A María esta revelación no la tomó por
sorpresa. Tenía un presentimiento y además está el caso de su cuñado Adolfo, el
hermano mayor de Antonio, quien pasó por lo mismo tres décadas atrás. En esa
ocasión no solo hubo una notoria pérdida de peso en él, sino también un cambio
en su carácter: de ser un padre amoroso y paciente, se había vuelto malgeniado
e indiferente, llegando incluso a castigar a su hija pequeña por tonterías.
María ya le había comentado esto a Charo, su cuñada, unos días atrás y
esperaban que el caso de Antonio no llegara a esos extremos, o peor aún, que
perdiera la vida.
—A usted ya le han visto varios
doctores Sr. Olórtegui y no han podido curarlo. Este no es mal de Dios, este mal
que usted tiene es dado.
Se refiere al hecho de que no es una
enfermedad natural, sino dada por algún tipo de poder sobrenatural.
—Lo han velado. Y ha sido un colega. No
tan cercano, pero de la misma carrera, de su misma rama. Alguien que va a su
trabajo regularmente— confirma con autoridad Carmen.
—¿Puede curarme doctora? — Pregunta
Antonio, sin una pizca de sarcasmo en el grado académico que le acaba de
otorgar. Lo hace porque está nervioso,
como cuando le decimos oficial al vigilante del banco para que nos deje entrar.
—Ahora no. Estoy débil —contesta Carmen
con una expresión de fastidio, pero que no denota inquietud— Hay un brujo
malero que me está cruzando y voy a ir al norte a recargarme de energía.

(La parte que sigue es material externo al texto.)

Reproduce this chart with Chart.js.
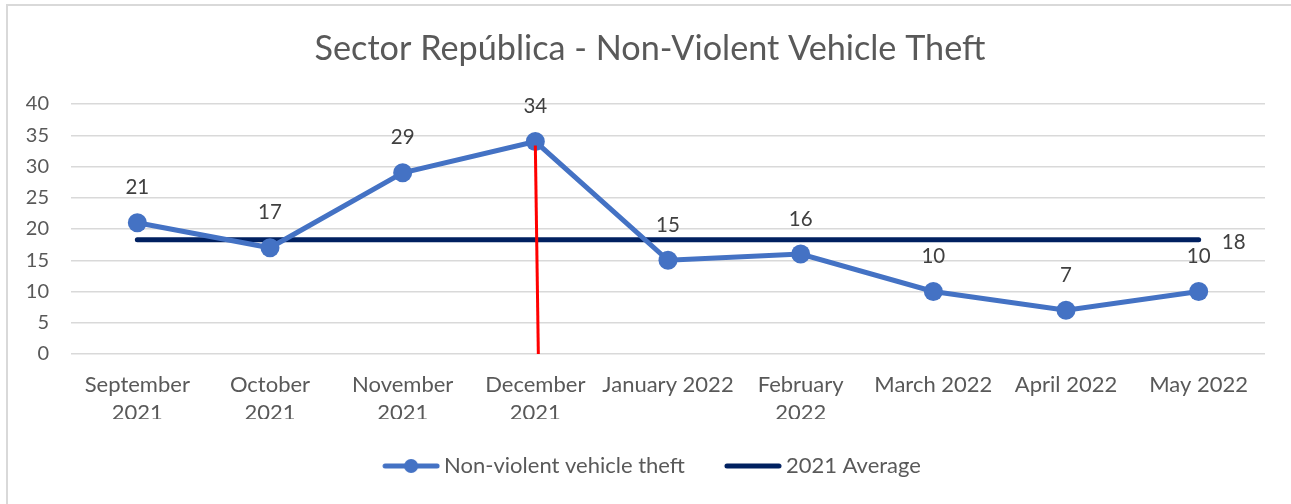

Entonces Antonio recuerda que, a su
hermano muchos años atrás, también le hicieron daño, lo “embrujaron”. Le cuenta
ese episodio a Carmen y ella lanza otra vez unas cartas y las hojas de coca, y ella
aprueba.
—Vaya, él es un hombre bueno, trabaja
con Dios.
En el camino de regreso, los papeles se
han invertido: María está tranquila, el estómago ha dejado de hablarle y tiene
la mirada serena. Antonio maneja despacio, con excesiva –aunque nunca está de
más- precaución, como si quisiera que el tiempo pasase más lento. La
incertidumbre de lo que está por venir lo tiene tenso, y además se ha quedado
atónito frente a las palabras de la señora Carmen. Acertó en todo. ¿Será que su
mujer le adelantó alguna información? Se pregunta y le pregunta. Ella le dice
que no.
Al día siguiente, muy temprano, lo
primero que hace Antonio al llegar a su oficina es pedirle a su secretaria que
le reserve un pasaje en avión a Chachapoyas lo más pronto posible. Se tomará
una semana de licencia le comenta. No revela el verdadero motivo de su viaje: va
al encuentro de Lucero, el curandero, el hombre bueno que trabaja con Dios.
Andrea, su secretaria consigue un
pasaje para vuelo de las dos de la tarde. Así que va a casa, alista su maleta
con ropa para un par de días y se despide de María. Sus cuatro hijos están
estudiando.
Antes de ir al aeropuerto, pasa por la
casa de su hermano Adolfo para pedirle que le redacte una pequeña carta de
presentación dirigida a Emilio Lucero. Antonio se siente ahora más respaldado,
como si fuera a hacer algún trámite y va con una tarjeta de recomendación.
Don Emilio Lucero vive en Luya, a
noventa kilómetros al sur de Chachapoyas. Es un típico pueblo de selva alta,
con casitas de adobe y techo a doble agua. El clima es agradable todo el año.
Es la primera vez que Antonio está en Amazonas, pero le es familiar. Él es de
Moyobamba, capital del departamento de San Martín.
Sin siquiera averiguar dónde pasará la
noche, va directo a la casa de Lucero. Lo encuentra cuando está a punto de
salir a su chacra y le entrega la carta. Lucero la lee detenidamente, se toma
su tiempo, como si hubiera algún mensaje entre líneas.
—Claro que me lo recuerdo a su hermano.
Le habían hecho harto daño. Pero se le pudo curar, ¿Cómo queda él?
—Bien Don Emilio. Gracias a usted.
—¿Usted también eres abogado?
—Sí, también. Mi hermano fue mi
inspiración para seguir abogacía.
—Ah ya doctorcito. Estás con suerte. Hoy
es martes. Hoy trabajo aquisito mismo, a las diez de la noche.